Information shown
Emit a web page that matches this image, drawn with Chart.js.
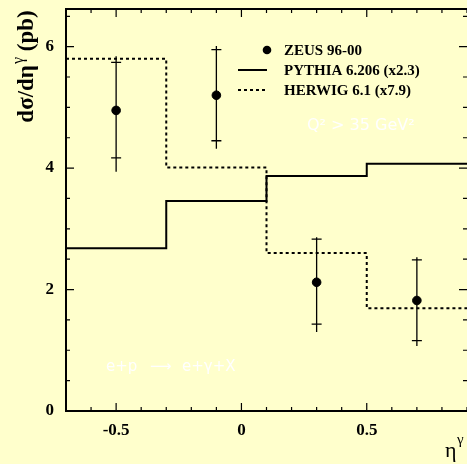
<!DOCTYPE html>
<html>
<head>
<meta charset="utf-8">
<script src="https://cdn.jsdelivr.net/npm/chart.js@4/dist/chart.umd.min.js"></script>
<style>
  html, body { margin: 0; padding: 0; background: #ffffcc; overflow: hidden; }
  canvas { display: block; }
</style>
</head>
<body>
<canvas id="c" width="467" height="464"></canvas>
<script>
// Photon pseudorapidity bins and model predictions (step histograms)
const binEdges = [-0.7, -0.3, 0.1, 0.5, 0.9];
const pythia = [2.68, 3.46, 3.87, 4.07];
const herwig = [5.80, 4.01, 2.60, 1.69];

// Measured cross sections with statistical and total uncertainties
const etaPoints = [-0.5, -0.1, 0.3, 0.7];
const zeus = [4.95, 5.20, 2.12, 1.82];
const statHigh = [5.74, 5.95, 2.83, 2.49];
const statLow = [4.17, 4.45, 1.43, 1.16];
const totHigh = [5.84, 6.01, 2.86, 2.53];
const totLow = [3.94, 4.32, 1.30, 1.07];

const xTicks = [-0.5, 0, 0.5];
const yTicks = [0, 2, 4, 6];
const seriesLabels = ['ZEUS 96-00', 'PYTHIA 6.206 (x2.3)', 'HERWIG 6.1 (x7.9)'];

const SERIF = '"Liberation Serif", "Times New Roman", serif';
const SANS = '"DejaVu Sans", sans-serif';

function histPoints(vals) {
  return binEdges.map((e, i) => ({ x: e, y: vals[Math.min(i, vals.length - 1)] }));
}

const decorations = {
  id: 'decorations',
  beforeDraw(chart) {
    const ctx = chart.ctx;
    ctx.save();
    ctx.fillStyle = '#ffffcc';
    ctx.fillRect(0, 0, chart.width, chart.height);
    ctx.restore();
  },
  beforeDatasetsDraw(chart) {
    const ctx = chart.ctx;
    const xs = chart.scales.x, ys = chart.scales.y;
    ctx.save();
    ctx.strokeStyle = '#000';
    ctx.lineWidth = 1.3;
    etaPoints.forEach((x, i) => {
      const px = xs.getPixelForValue(x);
      ctx.beginPath();
      ctx.moveTo(px, ys.getPixelForValue(totHigh[i]));
      ctx.lineTo(px, ys.getPixelForValue(totLow[i]));
      [statHigh[i], statLow[i]].forEach(v => {
        const py = ys.getPixelForValue(v);
        ctx.moveTo(px - 5, py);
        ctx.lineTo(px + 5, py);
      });
      ctx.stroke();
    });
    ctx.restore();
  },
  afterDatasetsDraw(chart) {
    const ctx = chart.ctx;
    const a = chart.chartArea;
    const xs = chart.scales.x, ys = chart.scales.y;
    ctx.save();
    ctx.strokeStyle = '#000';
    ctx.fillStyle = '#000';

    // frame: left, bottom and top edges (right edge falls at the canvas border)
    ctx.lineWidth = 2;
    ctx.beginPath();
    ctx.moveTo(a.right + 2, a.top);
    ctx.lineTo(a.left, a.top);
    ctx.lineTo(a.left, a.bottom);
    ctx.lineTo(a.right + 2, a.bottom);
    ctx.stroke();

    // ticks on all four sides
    ctx.lineWidth = 1.2;
    ctx.beginPath();
    for (let k = -7; k <= 9; k++) {
      const px = xs.getPixelForValue(k / 10);
      const len = (k % 5 === 0) ? 8 : 4;
      ctx.moveTo(px, a.bottom); ctx.lineTo(px, a.bottom - len);
      ctx.moveTo(px, a.top); ctx.lineTo(px, a.top + len);
    }
    for (let k = 0; k <= 13; k++) {
      const py = ys.getPixelForValue(k / 2);
      const len = (k % 4 === 0) ? 8 : 4;
      ctx.moveTo(a.left, py); ctx.lineTo(a.left + len, py);
      ctx.moveTo(a.right, py); ctx.lineTo(a.right - len, py);
    }
    ctx.stroke();

    // legend
    const lx0 = 238, lx1 = 267, tx = 284;
    ctx.beginPath();
    ctx.arc(267, 50, 4.3, 0, Math.PI * 2);
    ctx.fill();
    ctx.lineWidth = 2;
    ctx.beginPath();
    ctx.moveTo(lx0, 70); ctx.lineTo(lx1, 70);
    ctx.stroke();
    ctx.setLineDash([3, 3]);
    ctx.beginPath();
    ctx.moveTo(lx0, 90); ctx.lineTo(lx1, 90);
    ctx.stroke();
    ctx.setLineDash([]);
    ctx.font = 'bold 15px ' + SERIF;
    ctx.textBaseline = 'middle';
    ctx.textAlign = 'left';
    ctx.fillText(seriesLabels[0], tx, 51);
    ctx.fillText(seriesLabels[1], tx, 71);
    ctx.fillText(seriesLabels[2], tx, 91);

    // process / cut annotations
    ctx.fillStyle = '#ffffff';
    ctx.font = '16px ' + SANS;
    ctx.fillText('Q\u00b2 > 35 GeV\u00b2', 307, 126);
    ctx.font = '15px ' + SANS;
    ctx.fillText('e+p', 106, 367);
    ctx.fillText('\u27f6', 150, 367);
    ctx.fillText('e+\u03b3+X', 182, 367);

    // x-axis title
    ctx.fillStyle = '#000';
    ctx.textBaseline = 'alphabetic';
    ctx.font = '22px ' + SERIF;
    ctx.fillText('\u03b7', 445, 457);
    ctx.font = '15px ' + SERIF;
    ctx.fillText('\u03b3', 457, 444);

    // y-axis title (rotated)
    ctx.translate(33, 67);
    ctx.rotate(-Math.PI / 2);
    const big = 'bold 23px ' + SERIF, small = '16px ' + SERIF;
    const p1 = 'd\u03c3/d\u03b7', p2 = '\u03b3', p3 = ' (pb)';
    ctx.font = big; const w1 = ctx.measureText(p1).width, w3 = ctx.measureText(p3).width;
    ctx.font = small; const w2 = ctx.measureText(p2).width;
    let x = -(w1 + w2 + w3) / 2;
    ctx.font = big; ctx.fillText(p1, x, 0); x += w1;
    ctx.font = small; ctx.fillText(p2, x + 1, -10); x += w2 + 1;
    ctx.font = big; ctx.fillText(p3, x, 0);
    ctx.restore();
  }
};

new Chart(document.getElementById('c'), {
  type: 'scatter',
  data: {
    datasets: [
      {
        label: seriesLabels[0],
        data: etaPoints.map((x, i) => ({ x: x, y: zeus[i] })),
        pointRadius: 4.3,
        pointBackgroundColor: '#000',
        pointBorderColor: '#000',
        showLine: false
      },
      {
        label: seriesLabels[1],
        type: 'line',
        data: histPoints(pythia),
        stepped: 'before',
        borderColor: '#000',
        borderWidth: 2,
        pointRadius: 0,
        fill: false
      },
      {
        label: seriesLabels[2],
        type: 'line',
        data: histPoints(herwig),
        stepped: 'before',
        borderColor: '#000',
        borderWidth: 2,
        borderDash: [3, 3],
        pointRadius: 0,
        fill: false
      }
    ]
  },
  options: {
    responsive: false,
    animation: false,
    devicePixelRatio: 1,
    layout: { autoPadding: false, padding: { top: 9, right: 0, left: 0, bottom: 0 } },
    plugins: { legend: { display: false }, tooltip: { enabled: false } },
    scales: {
      x: {
        type: 'linear', min: -0.7, max: 0.9,
        grid: { display: false, drawTicks: false },
        border: { display: false },
        afterFit(s) { s.height = 53; s.paddingLeft = 0; s.paddingRight = 0; },
        afterBuildTicks(s) { s.ticks = xTicks.map(v => ({ value: v })); },
        ticks: {
          font: { family: SERIF, weight: 'bold', size: 17 },
          color: '#000', padding: 9, maxRotation: 0, autoSkip: false,
          callback: v => String(v)
        }
      },
      y: {
        type: 'linear', min: 0, max: 6.62,
        grid: { display: false, drawTicks: false },
        border: { display: false },
        afterFit(s) { s.width = 66; s.paddingTop = 0; s.paddingBottom = 0; },
        afterBuildTicks(s) { s.ticks = yTicks.map(v => ({ value: v })); },
        ticks: {
          font: { family: SERIF, weight: 'bold', size: 17 },
          color: '#000', padding: 12, autoSkip: false,
          callback: v => String(v)
        }
      }
    }
  },
  plugins: [decorations]
});
</script>
</body>
</html>
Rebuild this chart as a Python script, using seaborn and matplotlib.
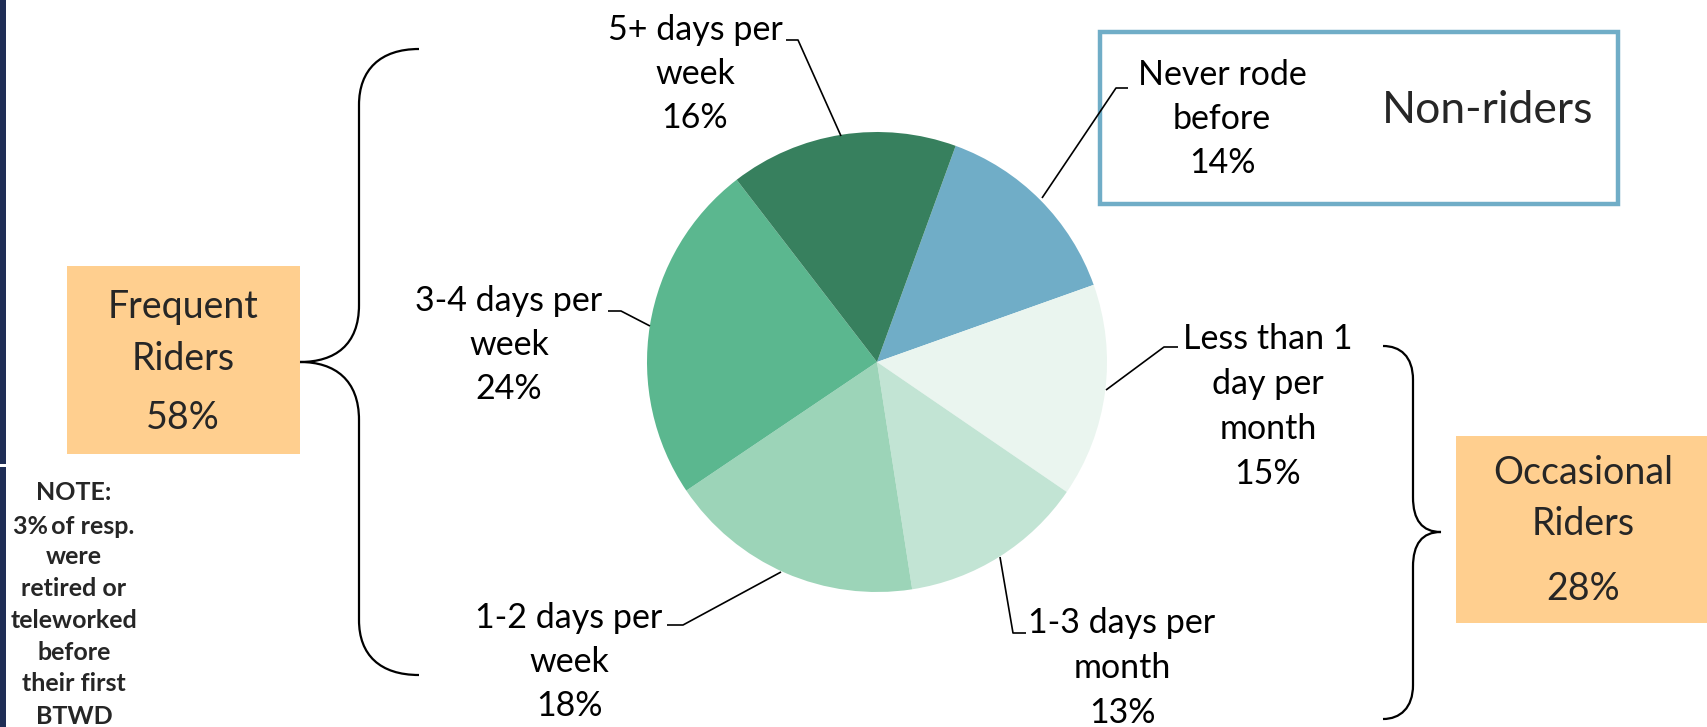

Task objective
Search the listing for the word "with" and return each line that holds it.

Complete answer
Emit a web page that matches this image, drawn with Chart.js.
// Measured cross sections with statistical and total uncertainties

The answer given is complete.